### OBJECTIVE
What is the number of lines in these entries that contain "this"? State it alone.

### Excerpt from a dataset
--------------------------------
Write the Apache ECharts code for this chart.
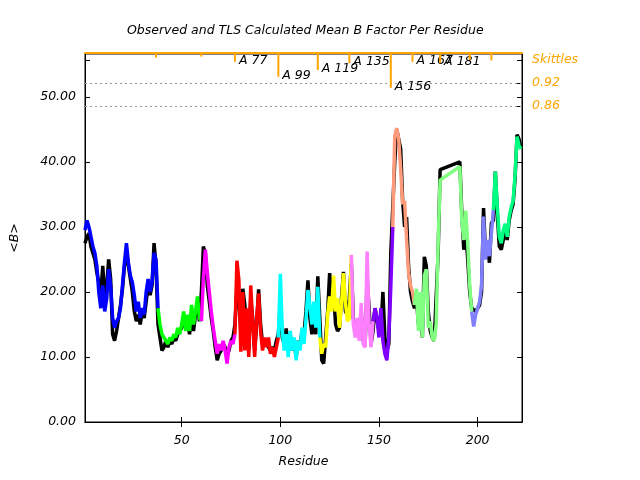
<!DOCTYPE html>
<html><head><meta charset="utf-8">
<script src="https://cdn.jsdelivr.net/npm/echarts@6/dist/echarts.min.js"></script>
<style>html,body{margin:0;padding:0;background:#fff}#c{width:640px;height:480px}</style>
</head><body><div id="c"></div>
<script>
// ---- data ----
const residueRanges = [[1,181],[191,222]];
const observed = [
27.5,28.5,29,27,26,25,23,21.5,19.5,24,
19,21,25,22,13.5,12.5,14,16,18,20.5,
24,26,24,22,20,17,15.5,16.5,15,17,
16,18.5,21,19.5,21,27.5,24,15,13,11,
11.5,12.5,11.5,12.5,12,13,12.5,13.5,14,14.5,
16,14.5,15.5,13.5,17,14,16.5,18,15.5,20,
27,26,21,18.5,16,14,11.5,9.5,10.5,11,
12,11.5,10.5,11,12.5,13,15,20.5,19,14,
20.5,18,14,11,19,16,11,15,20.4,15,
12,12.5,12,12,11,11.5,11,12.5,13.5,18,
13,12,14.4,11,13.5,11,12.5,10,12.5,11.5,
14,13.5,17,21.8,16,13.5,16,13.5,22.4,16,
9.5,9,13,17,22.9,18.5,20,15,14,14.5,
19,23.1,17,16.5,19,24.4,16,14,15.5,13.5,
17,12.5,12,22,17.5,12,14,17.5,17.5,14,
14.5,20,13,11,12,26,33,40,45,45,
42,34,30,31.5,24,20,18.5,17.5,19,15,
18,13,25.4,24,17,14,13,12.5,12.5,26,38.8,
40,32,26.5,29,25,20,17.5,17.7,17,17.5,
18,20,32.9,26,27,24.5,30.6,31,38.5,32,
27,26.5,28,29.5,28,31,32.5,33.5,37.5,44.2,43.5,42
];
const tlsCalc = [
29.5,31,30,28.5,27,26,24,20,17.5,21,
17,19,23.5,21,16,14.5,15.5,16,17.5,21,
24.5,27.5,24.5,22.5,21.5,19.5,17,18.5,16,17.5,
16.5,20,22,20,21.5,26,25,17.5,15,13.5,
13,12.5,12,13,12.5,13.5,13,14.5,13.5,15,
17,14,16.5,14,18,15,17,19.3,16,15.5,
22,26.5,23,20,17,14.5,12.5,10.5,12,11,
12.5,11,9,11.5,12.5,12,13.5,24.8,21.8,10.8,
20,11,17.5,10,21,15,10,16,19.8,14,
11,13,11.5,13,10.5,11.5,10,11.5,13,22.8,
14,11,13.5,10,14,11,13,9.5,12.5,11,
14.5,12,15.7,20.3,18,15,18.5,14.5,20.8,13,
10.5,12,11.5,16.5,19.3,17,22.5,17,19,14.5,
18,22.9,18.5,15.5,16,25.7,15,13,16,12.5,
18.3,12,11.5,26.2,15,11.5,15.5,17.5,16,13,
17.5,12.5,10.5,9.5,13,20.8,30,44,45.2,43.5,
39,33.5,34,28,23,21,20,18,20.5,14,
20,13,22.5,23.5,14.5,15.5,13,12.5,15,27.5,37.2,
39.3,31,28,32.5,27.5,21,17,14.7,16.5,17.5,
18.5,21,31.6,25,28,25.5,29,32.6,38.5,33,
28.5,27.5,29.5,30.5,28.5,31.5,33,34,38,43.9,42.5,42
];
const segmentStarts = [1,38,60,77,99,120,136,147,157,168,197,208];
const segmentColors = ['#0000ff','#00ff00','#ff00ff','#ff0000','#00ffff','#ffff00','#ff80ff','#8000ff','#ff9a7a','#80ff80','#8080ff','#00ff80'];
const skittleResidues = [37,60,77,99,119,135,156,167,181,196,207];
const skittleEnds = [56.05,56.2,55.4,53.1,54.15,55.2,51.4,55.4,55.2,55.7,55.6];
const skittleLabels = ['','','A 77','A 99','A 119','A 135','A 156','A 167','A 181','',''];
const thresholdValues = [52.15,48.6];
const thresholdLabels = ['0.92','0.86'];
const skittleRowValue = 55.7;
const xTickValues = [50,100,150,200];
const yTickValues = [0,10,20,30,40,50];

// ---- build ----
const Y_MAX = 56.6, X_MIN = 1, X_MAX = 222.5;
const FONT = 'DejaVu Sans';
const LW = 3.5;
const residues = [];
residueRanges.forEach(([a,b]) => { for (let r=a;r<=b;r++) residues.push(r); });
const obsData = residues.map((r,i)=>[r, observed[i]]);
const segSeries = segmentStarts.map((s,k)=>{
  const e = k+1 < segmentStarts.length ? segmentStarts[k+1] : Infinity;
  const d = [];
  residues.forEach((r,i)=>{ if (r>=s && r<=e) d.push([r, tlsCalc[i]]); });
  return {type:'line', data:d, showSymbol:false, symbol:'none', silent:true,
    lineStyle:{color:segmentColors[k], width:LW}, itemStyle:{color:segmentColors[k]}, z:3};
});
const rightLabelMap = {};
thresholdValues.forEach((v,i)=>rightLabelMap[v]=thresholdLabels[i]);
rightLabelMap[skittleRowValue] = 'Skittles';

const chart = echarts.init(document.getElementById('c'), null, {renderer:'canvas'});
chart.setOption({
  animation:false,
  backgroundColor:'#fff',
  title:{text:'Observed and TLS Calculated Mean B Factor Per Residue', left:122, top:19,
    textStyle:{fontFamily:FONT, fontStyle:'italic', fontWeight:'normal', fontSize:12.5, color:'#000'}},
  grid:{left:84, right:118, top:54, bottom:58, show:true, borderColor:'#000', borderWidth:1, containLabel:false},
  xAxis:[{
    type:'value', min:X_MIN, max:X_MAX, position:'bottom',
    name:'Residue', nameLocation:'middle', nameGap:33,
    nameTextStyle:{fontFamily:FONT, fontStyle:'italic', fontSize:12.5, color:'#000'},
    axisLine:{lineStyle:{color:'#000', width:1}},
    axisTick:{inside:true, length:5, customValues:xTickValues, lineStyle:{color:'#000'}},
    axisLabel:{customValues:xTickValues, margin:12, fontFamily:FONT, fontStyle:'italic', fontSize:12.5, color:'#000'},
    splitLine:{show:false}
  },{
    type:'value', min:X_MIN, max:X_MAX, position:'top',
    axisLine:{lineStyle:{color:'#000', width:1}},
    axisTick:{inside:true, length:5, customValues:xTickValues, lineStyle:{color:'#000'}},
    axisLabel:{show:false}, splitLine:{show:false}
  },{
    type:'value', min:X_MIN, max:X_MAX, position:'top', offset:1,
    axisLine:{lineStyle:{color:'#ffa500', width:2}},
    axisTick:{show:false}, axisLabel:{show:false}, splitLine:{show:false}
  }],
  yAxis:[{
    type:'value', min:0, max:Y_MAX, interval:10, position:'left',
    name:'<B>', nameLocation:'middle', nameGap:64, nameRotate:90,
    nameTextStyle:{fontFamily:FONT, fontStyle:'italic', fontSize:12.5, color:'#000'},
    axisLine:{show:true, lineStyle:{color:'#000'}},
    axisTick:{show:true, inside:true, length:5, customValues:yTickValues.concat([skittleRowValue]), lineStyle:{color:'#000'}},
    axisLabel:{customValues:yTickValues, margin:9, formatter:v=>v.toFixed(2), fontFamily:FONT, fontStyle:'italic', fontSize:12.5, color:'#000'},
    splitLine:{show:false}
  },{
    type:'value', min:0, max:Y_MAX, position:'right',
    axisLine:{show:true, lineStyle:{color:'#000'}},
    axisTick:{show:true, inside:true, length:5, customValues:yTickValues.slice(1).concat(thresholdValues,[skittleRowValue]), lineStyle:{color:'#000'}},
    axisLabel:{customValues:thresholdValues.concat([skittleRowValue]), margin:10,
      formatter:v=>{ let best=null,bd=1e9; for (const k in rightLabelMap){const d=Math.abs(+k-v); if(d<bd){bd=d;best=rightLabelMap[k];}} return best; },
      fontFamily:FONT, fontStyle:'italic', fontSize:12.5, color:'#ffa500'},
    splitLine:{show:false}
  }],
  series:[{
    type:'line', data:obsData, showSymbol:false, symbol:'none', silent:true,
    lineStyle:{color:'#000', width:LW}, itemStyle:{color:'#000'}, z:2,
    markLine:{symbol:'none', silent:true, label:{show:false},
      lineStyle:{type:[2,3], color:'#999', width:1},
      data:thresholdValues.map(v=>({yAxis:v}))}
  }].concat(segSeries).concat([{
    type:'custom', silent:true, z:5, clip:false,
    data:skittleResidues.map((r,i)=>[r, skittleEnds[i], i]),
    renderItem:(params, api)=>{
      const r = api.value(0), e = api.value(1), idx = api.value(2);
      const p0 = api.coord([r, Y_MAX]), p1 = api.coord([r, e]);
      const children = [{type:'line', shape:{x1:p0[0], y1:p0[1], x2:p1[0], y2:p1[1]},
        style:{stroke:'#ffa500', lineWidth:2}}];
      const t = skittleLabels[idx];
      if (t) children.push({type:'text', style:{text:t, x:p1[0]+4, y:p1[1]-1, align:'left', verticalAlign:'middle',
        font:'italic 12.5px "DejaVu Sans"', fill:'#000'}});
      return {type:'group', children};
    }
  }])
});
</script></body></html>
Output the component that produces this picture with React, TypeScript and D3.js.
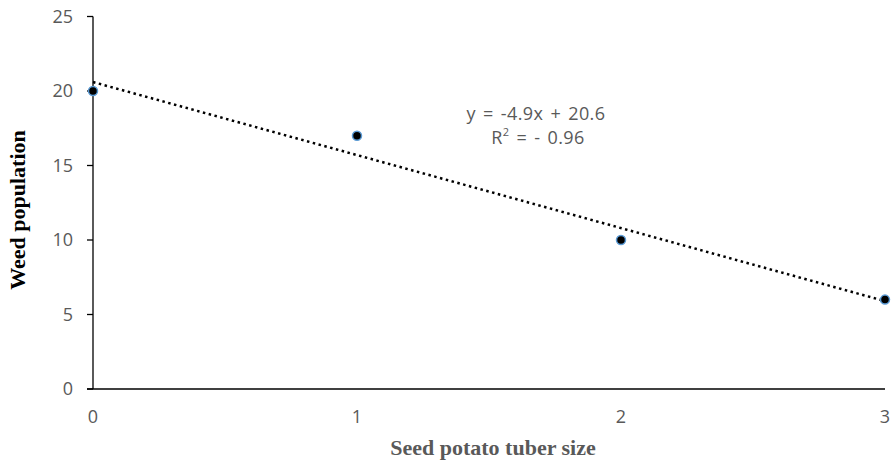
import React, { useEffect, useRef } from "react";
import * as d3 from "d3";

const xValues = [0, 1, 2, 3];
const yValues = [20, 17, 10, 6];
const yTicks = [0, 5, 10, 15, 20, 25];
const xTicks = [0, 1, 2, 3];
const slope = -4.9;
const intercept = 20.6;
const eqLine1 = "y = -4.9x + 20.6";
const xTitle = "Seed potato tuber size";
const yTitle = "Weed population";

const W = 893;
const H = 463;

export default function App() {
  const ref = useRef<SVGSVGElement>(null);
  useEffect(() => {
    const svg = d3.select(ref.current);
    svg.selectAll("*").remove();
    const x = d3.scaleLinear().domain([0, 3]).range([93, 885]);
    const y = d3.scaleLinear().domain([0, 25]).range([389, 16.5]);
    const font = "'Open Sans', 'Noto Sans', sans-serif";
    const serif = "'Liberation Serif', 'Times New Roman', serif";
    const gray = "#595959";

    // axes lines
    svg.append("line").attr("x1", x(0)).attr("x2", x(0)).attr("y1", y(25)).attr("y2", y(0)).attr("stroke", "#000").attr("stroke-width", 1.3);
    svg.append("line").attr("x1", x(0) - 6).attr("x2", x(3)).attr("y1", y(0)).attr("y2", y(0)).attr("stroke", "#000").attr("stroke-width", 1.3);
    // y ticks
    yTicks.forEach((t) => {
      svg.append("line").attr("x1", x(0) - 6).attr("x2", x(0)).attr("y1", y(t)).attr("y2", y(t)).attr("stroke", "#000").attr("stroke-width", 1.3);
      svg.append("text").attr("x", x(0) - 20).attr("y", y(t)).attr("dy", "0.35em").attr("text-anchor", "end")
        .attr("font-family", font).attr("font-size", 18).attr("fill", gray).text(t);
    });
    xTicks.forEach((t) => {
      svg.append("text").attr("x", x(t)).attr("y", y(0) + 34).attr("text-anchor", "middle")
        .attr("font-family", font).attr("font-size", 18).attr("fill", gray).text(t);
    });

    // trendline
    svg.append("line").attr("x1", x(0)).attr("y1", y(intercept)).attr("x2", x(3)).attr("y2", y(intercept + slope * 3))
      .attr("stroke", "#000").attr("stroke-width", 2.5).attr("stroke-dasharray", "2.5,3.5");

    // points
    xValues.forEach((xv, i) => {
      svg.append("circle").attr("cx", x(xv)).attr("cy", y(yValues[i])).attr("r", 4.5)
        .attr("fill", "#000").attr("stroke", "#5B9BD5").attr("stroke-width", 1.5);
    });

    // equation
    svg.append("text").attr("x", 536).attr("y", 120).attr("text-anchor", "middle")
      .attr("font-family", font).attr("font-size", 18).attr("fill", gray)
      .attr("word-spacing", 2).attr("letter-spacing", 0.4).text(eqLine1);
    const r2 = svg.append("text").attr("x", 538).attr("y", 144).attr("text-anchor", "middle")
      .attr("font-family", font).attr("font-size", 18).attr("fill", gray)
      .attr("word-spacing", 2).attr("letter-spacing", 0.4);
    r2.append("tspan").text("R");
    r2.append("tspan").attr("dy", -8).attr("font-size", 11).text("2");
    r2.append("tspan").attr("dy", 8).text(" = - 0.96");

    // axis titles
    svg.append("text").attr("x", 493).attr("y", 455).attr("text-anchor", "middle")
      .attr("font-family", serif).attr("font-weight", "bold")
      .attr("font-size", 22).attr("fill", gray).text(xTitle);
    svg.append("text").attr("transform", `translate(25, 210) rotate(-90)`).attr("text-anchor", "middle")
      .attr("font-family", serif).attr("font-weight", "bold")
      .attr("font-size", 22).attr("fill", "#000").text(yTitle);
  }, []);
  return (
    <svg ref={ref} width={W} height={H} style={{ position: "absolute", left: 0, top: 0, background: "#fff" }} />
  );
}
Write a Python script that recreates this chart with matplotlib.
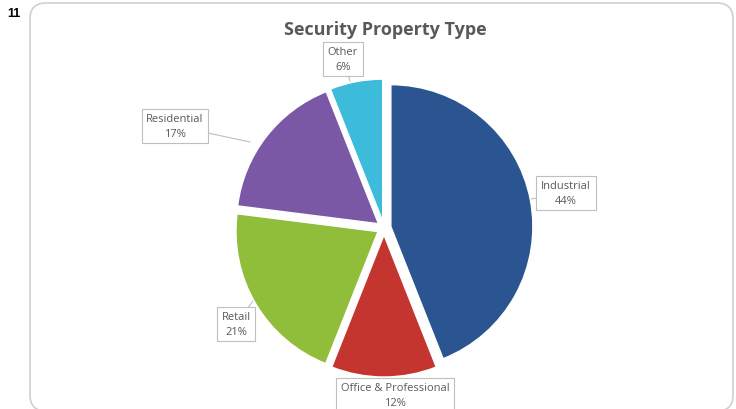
--------------------------------
### FINAL RESULT
3